Chris “Sandman” Thomas (Photo by Kenny Ludwig)

  People’s perception of boxing is much different than reality, he said. People get a lot of their ideas from movies. And of course, there’s one movie that everyone knows.

  “Rocky’s a cartoon,” he said, laughing. Boxing movies like that are fun to watch, but not a very accurate representation of the sport.

  He is joining the elite group of hometown athletes doing well, like baseball player Todd Frazier, mixed martial artist Frankie “The Answer” Edgar or football player Tymere Berry, all of whom came up through the Toms River schools.

  “We were all the guys walking around high school saying ‘We’re going to be someone’ and everyone else was like ‘yeah, right,’” he said. Well, look at them now.

  His roots in the community are still pretty deep. He’s lived in Beachwood since he was 8, and went to Beachwood Elementary School and Intermediate South and High School South. He’s managed and trained by Shawn Darling out of Gladiator Gym in Forked River. When he’s not there, he drives a beer truck for Shore Point Distributors out of Freehold.

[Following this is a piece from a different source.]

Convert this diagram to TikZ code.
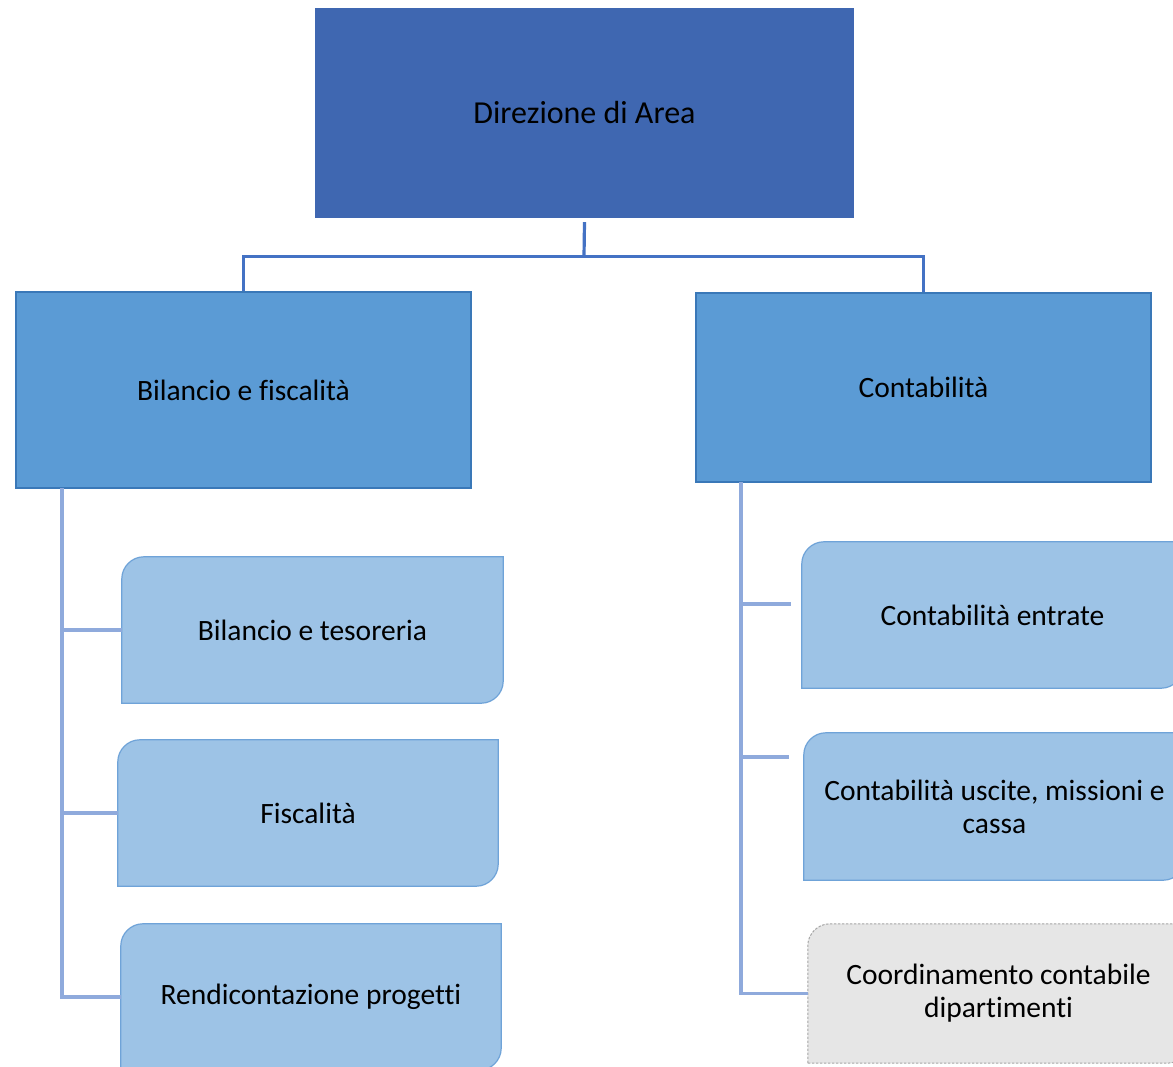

  Since his matches have been on ESPN and Comcast Sports, he’s starting to get noticed.

  “I’ll be out and someone will ask to take a picture with me and I’m like ‘People know who I am?’”

  If his career keeps up this trajectory, then yes, people will definitely know who he is.

  His next fight is tentatively scheduled for April 4 at the Showboat in Atlantic City.